The first drafts of the platform rejected several of the Sanders camp’s priorities, including a carbon tax, a ban on fracking, the end of fossil fuel leasing on federal lands, and mandating that federal agencies consider the potential climate effect of their actions.
In Orlando, however, the groups were able to agree on a “unity” amendment, integrating many of Sanders’ ideals into the platform, save for the fracking ban.
“Democrats believe that carbon dioxide, methane, and other greenhouse gases should be priced to reflect their negative externalities, and to accelerate the transition to a clean energy economy and help meet our climate goals,” the platform says.
The platform also includes several provisions from Democratic presidential nominee Hillary Clinton’s energy plan. “We are committed to getting 50 percent of our electricity from clean energy sources within a decade, with half a billion solar panels installed within four years and enough renewable energy to power every home in the country,” the document says, mirroring the candidate’s energy plan.
The platform also addresses the current tax code, calling for elimination of “special tax breaks and subsidies for fossil fuel companies as well as defending and extending tax incentives for energy efficiency and clean energy.”
The Democrats are calling for the implementation and extension of the Environmental Protection Agency’s carbon emissions standards for existing coal-fired power plants, stating that “climate change is too important to wait for climate deniers and defeatists in Congress to start listening to science.”
The platform ridicules the climate beliefs of Republican presidential nominee Donald Trump: “While Donald Trump says that climate change is a “hoax” created by and for the Chinese, Democrats recognize the catastrophic consequences facing our country, our planet, and civilization.”

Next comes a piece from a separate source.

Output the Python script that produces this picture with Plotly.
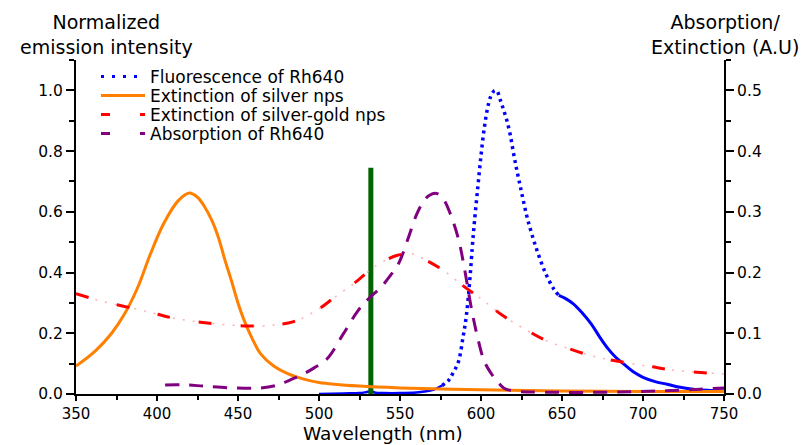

Democrats, on the contrary, “share a deep commitment to tackling the climate challenge; creating millions of good-paying middle class jobs; reducing greenhouse gas emissions more than 80 percent below 2005 levels by 2050; and meeting the pledge President Obama put forward in the landmark Paris Agreement, which aims to keep global temperature increases to ‘well below’ two degrees Celsius and to pursue efforts to limit global temperature increases to 1.5 degrees Celsius,” the platform says.